■ **Written instruction**:
Which lines fall between the line holding "Generate a component" and the line holding "PolarGrid, PolarAngleAxis, PolarRadiusAxis", inclusive? Retype them exactly, without the pictures, and add nothing else.

■ **Source code of charts**:
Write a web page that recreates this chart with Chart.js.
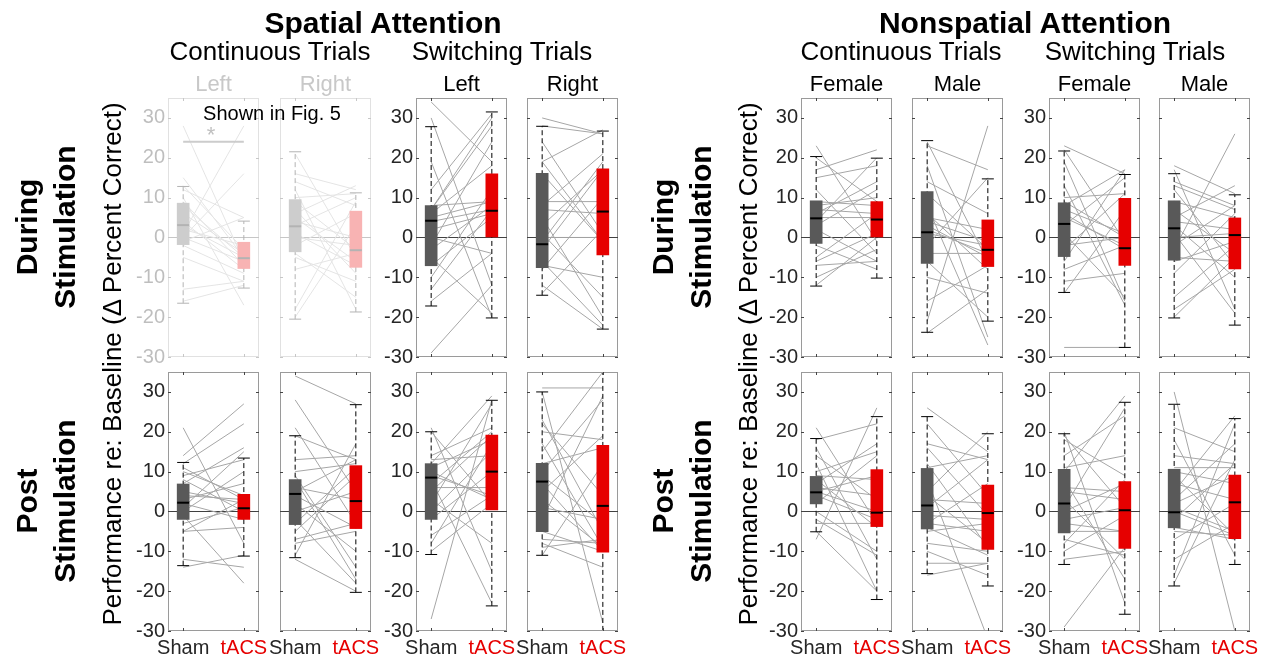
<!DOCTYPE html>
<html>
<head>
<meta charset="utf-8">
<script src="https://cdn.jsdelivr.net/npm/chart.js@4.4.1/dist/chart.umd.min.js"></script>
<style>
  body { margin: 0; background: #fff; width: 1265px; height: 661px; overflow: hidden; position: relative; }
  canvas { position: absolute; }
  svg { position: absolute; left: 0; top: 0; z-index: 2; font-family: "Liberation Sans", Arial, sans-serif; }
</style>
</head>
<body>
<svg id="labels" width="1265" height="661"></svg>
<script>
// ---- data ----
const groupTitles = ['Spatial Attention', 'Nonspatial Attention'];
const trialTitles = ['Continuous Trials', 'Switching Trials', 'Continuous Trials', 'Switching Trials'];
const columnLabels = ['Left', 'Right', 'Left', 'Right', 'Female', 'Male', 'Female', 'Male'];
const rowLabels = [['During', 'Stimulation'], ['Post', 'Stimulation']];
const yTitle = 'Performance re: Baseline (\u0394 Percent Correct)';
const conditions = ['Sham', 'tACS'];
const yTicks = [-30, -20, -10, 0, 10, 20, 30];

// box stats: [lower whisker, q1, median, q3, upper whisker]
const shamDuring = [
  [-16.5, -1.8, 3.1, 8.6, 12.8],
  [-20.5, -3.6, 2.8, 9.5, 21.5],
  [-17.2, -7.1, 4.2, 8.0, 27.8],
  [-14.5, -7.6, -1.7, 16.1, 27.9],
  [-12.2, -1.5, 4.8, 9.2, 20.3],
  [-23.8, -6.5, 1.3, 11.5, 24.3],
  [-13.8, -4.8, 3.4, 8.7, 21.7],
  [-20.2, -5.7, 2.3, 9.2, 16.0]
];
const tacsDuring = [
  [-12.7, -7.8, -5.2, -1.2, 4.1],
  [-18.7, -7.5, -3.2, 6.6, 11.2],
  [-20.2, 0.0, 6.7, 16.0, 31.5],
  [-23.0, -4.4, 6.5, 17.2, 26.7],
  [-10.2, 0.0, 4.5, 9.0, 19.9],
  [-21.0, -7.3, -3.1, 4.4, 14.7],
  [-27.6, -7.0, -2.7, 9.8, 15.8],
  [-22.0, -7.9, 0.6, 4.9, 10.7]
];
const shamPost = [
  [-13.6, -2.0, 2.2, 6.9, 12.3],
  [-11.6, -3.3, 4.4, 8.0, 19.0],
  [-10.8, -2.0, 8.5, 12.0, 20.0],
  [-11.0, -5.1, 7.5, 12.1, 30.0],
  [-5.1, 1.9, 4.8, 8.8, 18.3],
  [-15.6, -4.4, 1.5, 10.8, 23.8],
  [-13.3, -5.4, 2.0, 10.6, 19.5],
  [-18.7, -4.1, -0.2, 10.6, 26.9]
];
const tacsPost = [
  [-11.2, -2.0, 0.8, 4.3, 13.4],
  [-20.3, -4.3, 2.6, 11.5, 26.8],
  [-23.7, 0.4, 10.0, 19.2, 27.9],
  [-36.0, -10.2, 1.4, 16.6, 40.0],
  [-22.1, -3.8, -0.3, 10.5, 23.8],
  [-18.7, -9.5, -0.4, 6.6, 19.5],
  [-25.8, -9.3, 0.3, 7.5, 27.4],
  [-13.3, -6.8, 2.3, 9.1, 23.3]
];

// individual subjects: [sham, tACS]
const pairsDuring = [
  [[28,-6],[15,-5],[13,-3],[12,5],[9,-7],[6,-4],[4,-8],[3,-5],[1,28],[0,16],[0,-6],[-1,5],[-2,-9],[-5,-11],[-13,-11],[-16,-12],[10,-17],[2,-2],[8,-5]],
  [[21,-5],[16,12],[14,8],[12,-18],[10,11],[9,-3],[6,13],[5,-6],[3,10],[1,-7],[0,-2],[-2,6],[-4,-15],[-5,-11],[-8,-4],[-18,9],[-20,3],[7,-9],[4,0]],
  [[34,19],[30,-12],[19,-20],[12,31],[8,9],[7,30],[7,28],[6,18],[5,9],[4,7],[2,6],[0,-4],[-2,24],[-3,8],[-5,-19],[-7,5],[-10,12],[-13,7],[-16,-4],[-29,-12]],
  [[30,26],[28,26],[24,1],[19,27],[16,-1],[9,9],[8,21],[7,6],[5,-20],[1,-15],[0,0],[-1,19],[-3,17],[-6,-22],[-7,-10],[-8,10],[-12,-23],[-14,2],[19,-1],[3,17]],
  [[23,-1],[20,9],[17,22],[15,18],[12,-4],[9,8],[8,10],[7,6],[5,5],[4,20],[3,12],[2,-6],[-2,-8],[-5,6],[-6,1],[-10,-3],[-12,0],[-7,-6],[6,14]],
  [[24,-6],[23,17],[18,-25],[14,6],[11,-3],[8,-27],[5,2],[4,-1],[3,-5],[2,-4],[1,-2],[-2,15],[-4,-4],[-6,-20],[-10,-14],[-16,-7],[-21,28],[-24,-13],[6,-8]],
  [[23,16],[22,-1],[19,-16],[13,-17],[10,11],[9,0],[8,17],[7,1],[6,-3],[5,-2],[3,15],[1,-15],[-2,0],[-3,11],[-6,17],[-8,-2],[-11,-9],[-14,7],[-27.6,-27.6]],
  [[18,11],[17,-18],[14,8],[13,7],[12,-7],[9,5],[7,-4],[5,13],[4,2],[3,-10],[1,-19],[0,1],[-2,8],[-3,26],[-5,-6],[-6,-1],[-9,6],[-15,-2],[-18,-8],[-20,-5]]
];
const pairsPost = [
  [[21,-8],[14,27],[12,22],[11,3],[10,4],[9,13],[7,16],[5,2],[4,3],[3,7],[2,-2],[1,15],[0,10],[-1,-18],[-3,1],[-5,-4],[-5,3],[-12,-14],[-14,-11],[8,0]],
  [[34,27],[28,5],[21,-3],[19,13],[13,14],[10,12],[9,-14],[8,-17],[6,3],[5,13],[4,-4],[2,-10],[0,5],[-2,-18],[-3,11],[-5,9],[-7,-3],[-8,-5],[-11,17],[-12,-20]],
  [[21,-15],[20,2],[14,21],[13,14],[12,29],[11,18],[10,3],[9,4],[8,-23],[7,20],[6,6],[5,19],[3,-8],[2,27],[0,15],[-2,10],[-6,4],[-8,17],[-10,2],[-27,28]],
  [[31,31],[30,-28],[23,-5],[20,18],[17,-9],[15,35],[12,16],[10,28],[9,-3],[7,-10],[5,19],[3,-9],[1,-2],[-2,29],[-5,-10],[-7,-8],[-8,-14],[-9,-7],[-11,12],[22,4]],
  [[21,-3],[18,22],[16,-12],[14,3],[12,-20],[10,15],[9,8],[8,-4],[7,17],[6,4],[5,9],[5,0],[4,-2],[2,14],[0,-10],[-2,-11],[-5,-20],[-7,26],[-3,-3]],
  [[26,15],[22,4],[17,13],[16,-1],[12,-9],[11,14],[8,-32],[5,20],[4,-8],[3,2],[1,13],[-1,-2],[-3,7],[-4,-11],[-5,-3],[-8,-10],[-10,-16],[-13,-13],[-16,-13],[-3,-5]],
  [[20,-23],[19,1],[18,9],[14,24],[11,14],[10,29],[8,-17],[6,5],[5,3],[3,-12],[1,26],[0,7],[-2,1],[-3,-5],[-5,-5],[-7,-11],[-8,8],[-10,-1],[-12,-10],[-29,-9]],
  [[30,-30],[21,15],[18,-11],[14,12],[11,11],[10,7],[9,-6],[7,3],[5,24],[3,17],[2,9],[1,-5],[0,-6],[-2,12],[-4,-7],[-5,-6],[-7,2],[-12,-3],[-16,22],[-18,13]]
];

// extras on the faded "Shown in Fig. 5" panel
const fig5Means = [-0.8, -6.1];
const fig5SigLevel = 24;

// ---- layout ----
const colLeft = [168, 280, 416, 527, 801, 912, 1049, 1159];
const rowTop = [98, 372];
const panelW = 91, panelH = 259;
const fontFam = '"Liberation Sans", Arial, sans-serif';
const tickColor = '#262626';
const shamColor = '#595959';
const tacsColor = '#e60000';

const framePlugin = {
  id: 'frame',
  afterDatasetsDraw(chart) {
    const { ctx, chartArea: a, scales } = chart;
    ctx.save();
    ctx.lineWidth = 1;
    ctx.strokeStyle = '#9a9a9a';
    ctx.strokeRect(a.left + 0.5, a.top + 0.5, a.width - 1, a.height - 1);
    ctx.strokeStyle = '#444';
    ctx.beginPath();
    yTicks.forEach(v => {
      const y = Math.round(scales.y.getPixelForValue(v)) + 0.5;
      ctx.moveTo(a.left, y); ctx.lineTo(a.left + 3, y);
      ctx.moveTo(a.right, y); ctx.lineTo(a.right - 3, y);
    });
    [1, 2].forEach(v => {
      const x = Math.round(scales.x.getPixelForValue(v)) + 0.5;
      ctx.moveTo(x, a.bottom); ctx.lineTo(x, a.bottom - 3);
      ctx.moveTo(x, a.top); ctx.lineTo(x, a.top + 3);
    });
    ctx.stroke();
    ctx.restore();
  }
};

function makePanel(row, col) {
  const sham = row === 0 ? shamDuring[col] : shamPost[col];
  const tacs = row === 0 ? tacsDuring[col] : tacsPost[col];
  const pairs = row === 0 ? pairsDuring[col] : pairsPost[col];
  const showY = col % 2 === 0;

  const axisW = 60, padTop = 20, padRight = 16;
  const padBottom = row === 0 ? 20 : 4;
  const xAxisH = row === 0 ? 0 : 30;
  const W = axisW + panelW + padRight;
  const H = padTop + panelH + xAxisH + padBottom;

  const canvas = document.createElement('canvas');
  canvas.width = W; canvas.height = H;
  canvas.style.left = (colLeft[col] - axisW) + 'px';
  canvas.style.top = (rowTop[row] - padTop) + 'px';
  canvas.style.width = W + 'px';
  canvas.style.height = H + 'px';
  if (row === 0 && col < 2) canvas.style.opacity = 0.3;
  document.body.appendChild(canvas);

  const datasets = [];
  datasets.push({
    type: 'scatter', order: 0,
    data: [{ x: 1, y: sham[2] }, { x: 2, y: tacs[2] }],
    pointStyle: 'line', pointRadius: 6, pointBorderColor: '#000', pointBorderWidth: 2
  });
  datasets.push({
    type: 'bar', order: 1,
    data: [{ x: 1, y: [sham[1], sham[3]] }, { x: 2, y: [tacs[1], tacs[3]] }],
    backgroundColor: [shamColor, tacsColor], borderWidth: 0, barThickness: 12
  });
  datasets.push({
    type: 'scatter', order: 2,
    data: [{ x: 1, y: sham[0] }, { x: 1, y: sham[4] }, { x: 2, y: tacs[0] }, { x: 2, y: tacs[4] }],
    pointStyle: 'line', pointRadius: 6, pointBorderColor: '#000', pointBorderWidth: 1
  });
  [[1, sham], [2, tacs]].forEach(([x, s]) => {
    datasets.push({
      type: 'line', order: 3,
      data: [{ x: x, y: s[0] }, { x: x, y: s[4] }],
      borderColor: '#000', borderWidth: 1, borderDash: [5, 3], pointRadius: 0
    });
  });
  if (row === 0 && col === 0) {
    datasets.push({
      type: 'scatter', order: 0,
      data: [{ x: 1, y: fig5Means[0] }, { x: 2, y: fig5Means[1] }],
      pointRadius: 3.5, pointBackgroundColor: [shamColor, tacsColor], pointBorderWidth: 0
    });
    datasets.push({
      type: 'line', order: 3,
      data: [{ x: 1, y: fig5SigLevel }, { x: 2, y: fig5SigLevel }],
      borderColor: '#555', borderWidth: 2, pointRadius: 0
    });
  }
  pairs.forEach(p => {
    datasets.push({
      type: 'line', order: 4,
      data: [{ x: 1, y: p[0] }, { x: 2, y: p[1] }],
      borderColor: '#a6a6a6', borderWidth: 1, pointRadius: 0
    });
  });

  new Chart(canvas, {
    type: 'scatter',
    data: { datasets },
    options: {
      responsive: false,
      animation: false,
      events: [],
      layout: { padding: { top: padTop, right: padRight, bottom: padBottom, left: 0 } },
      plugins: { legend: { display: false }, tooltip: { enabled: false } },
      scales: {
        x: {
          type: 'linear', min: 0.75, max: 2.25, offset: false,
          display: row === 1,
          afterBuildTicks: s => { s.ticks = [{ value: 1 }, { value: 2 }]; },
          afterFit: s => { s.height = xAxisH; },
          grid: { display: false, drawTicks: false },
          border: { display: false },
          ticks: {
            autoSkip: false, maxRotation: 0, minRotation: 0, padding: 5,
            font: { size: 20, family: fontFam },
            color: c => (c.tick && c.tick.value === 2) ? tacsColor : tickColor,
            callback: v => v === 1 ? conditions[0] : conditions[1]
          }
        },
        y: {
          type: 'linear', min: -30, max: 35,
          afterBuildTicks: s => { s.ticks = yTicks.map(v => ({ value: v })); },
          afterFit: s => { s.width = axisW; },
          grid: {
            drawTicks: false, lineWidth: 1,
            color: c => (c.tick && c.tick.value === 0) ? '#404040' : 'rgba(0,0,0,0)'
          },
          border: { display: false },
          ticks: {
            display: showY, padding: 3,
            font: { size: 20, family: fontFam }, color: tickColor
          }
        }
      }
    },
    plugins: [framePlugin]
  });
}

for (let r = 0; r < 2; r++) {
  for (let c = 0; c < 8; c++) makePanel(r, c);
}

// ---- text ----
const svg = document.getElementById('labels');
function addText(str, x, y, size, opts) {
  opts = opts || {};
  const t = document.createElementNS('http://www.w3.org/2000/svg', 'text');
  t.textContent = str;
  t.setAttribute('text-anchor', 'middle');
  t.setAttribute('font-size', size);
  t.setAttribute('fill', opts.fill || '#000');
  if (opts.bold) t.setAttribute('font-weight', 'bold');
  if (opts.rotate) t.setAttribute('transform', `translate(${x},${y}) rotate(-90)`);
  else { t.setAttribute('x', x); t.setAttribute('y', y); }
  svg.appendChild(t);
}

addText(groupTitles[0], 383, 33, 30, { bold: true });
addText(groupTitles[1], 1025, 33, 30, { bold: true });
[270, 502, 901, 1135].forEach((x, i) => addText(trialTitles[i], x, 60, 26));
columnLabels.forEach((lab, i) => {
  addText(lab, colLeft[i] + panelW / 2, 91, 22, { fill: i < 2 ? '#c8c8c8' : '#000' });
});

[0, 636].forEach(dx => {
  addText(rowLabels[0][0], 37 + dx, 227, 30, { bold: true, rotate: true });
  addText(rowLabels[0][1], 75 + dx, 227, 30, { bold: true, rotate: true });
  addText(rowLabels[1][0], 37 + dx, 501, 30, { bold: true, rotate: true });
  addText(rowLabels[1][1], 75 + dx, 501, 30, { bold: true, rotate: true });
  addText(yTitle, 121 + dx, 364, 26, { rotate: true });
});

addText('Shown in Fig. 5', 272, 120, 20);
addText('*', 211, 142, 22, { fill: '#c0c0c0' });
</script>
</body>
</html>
...
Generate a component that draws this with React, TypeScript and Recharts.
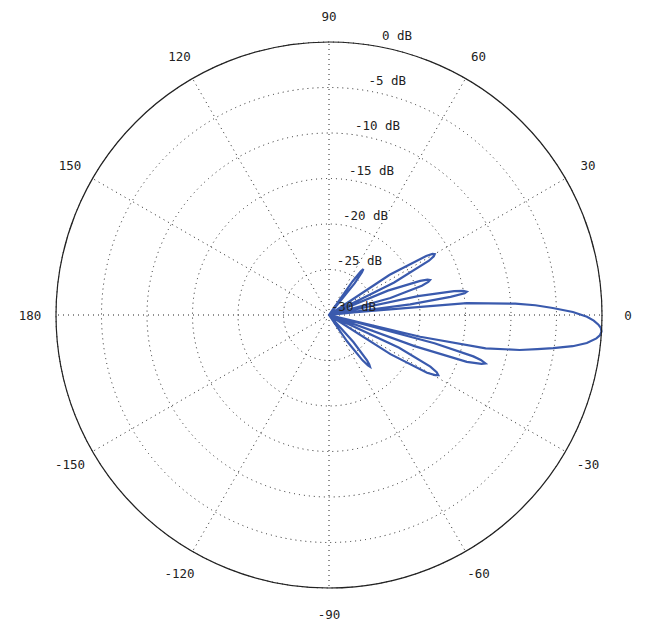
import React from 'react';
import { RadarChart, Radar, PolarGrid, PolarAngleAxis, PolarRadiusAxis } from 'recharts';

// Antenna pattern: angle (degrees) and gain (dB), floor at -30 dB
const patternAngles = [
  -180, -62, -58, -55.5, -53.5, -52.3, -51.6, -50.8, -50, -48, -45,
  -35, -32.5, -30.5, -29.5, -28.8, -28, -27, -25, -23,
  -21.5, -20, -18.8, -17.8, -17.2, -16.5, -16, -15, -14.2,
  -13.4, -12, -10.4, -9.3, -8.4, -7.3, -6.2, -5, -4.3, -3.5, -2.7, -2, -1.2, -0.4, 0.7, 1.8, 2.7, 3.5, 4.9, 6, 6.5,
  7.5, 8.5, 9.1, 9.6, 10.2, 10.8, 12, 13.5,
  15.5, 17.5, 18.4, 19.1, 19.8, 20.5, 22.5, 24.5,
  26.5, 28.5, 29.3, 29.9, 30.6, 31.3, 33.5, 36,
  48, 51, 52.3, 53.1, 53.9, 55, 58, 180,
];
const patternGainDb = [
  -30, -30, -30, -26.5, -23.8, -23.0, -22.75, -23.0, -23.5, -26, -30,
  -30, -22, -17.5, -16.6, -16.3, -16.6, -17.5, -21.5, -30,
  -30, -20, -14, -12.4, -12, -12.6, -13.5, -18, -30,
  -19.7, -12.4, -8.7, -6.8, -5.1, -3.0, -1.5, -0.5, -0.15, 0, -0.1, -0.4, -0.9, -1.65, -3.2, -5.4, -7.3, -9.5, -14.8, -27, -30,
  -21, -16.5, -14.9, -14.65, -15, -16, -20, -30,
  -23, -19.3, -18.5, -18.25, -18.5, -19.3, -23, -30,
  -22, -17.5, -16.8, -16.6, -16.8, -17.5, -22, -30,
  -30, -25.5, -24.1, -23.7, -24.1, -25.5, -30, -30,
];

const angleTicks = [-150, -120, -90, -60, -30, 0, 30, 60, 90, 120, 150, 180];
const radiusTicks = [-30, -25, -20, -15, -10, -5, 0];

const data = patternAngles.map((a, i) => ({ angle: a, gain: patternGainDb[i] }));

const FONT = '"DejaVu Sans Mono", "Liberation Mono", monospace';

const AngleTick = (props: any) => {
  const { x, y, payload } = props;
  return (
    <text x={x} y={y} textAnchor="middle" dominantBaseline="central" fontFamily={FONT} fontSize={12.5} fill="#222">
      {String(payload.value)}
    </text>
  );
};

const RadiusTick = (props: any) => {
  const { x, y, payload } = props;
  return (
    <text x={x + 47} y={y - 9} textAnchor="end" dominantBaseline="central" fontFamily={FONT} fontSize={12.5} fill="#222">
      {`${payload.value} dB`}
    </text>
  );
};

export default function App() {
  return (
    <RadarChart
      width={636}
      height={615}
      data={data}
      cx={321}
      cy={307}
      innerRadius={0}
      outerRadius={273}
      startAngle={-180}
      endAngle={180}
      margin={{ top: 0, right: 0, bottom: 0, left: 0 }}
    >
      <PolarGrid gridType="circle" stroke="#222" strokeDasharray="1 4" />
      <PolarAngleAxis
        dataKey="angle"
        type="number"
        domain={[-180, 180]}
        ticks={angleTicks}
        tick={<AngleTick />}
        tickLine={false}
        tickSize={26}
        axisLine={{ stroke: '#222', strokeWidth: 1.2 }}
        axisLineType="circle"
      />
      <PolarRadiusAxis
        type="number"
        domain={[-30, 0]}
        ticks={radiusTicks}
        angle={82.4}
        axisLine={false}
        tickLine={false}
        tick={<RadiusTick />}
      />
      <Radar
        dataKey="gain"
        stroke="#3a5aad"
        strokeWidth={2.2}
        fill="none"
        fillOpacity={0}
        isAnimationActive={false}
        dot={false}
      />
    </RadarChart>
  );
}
---
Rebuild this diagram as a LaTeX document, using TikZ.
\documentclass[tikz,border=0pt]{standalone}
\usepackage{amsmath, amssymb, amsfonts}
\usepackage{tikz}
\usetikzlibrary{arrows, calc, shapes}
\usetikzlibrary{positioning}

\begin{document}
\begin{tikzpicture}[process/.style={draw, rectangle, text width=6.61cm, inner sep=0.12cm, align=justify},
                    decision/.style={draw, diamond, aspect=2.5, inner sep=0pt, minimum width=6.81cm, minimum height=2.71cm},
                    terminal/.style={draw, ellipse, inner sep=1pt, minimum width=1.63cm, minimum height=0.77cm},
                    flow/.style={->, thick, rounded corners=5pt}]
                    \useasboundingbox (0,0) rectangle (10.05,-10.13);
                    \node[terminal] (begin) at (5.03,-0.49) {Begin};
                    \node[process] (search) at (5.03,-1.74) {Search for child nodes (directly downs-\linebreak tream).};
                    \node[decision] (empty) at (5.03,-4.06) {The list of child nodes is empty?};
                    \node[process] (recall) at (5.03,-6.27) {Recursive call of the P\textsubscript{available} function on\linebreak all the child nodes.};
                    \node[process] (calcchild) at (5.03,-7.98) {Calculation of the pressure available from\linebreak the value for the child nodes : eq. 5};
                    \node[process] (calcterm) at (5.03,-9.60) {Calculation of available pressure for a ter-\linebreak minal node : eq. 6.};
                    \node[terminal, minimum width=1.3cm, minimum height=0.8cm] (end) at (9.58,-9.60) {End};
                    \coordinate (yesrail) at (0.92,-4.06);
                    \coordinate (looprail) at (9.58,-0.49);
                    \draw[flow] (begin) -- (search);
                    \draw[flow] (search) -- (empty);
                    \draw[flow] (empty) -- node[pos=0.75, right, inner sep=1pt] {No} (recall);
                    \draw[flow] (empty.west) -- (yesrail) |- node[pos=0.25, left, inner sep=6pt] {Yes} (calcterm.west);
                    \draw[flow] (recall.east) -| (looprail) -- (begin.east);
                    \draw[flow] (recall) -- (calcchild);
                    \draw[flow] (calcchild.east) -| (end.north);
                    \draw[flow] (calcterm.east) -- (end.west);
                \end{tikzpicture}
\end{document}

■ **Written answer**:
Generate a component that draws this with React, TypeScript and Recharts.
import React from 'react';
import { RadarChart, Radar, PolarGrid, PolarAngleAxis, PolarRadiusAxis } from 'recharts';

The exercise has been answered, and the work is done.